With Anticipation didn't resurface in a grass race until this spring when he won an allowance event at Keeneland by 8 3/4 lengths. He followed with an authoritative six-length score in the Louisville Handicap on June 2 at Churchill Downs. Last month at Monmouth Park, With Anticipation crossed the finish line first by a head in the Grade 1 United Nations Handicap, but was disqualified and placed second for drifting out and impeding Senure in deep stretch.

Sheppard, a Hall of Famer, has the golden touch with turf runners, both on the flat and over jumps. He said the number of turf horses in his barn outnumbers dirt horses, so when a horse such as With Anticipation comes along and performs well on the dirt, Sheppard is reluctant to tinker with a good thing.

"It took 12 years for me to figure out Ninepins needed blinkers," Sheppard jokingly said in reference to his Grade 1 jumper who won the New York Turf Writers Handicap last year as a 13-year-old. "So it took me five years to find out With Anticipation needed the grass. Not really . . . But I have a top-heavy turf stable, so when you find one who can run on the dirt, you keep your options open.

"With Anticipation came from the same crop of yearlings that [grass runner] Crowd Pleaser did. So it made sense to split them."

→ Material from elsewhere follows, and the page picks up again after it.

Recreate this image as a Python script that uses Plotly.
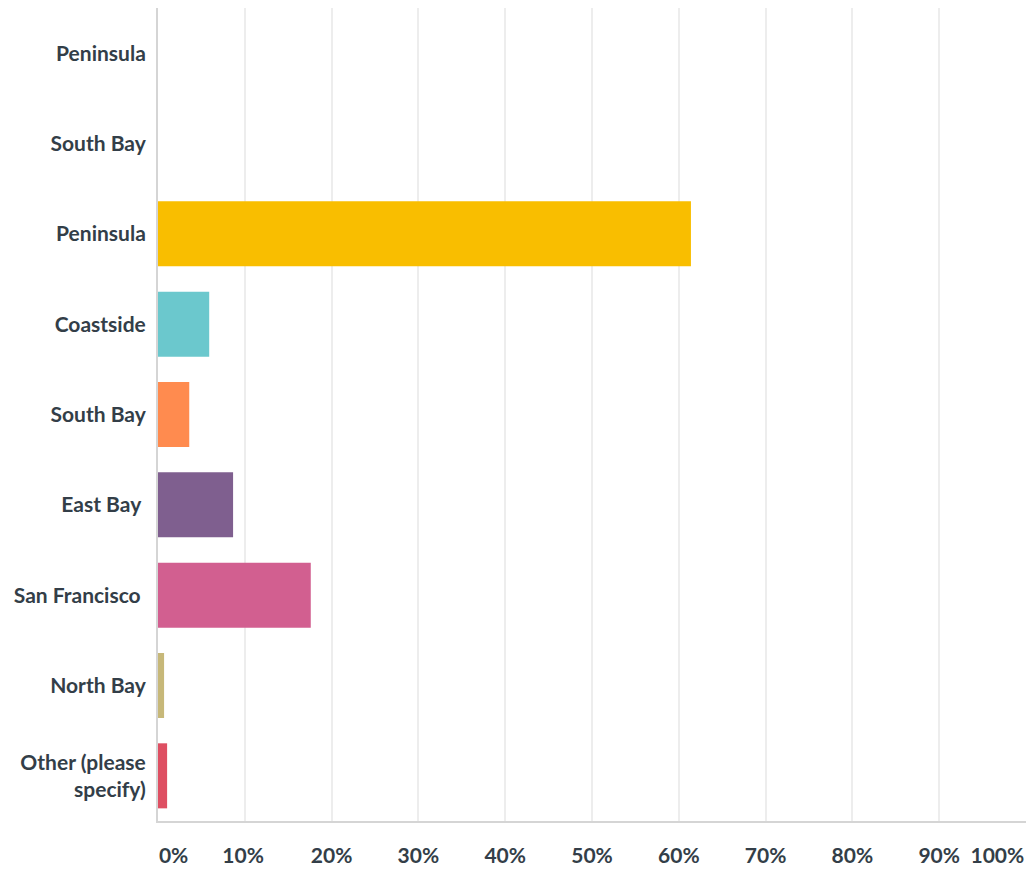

With Anticipation will be ridden for the first time in the Grade 1 Sword Dancer by Pat Day.

Another golden oldie set to return

Sheppard also said that Ninepins would return to defend his title in the $100,000 Grade 1 New York Turf Writers Cup on Aug. 30.

Now 14, Ninepins was diagnosed with a tear in his bladder earlier this year. The potentially serious condition has corrected itself and Ninepins returned to the races last Friday at Colonial Downs for the first time since last October.

Ninepins finished last in the field of eight in the 1 1/4-mile grass on the flat, but Sheppard said he was pleased with the effort because it should give the horse a good foundation for the 2 3/8-mile Turf Writers.

"He wasn't totally fit," Sheppard said. "I told the rider that if he was 20 lengths behind the next-to-last horse, I would be satisfied."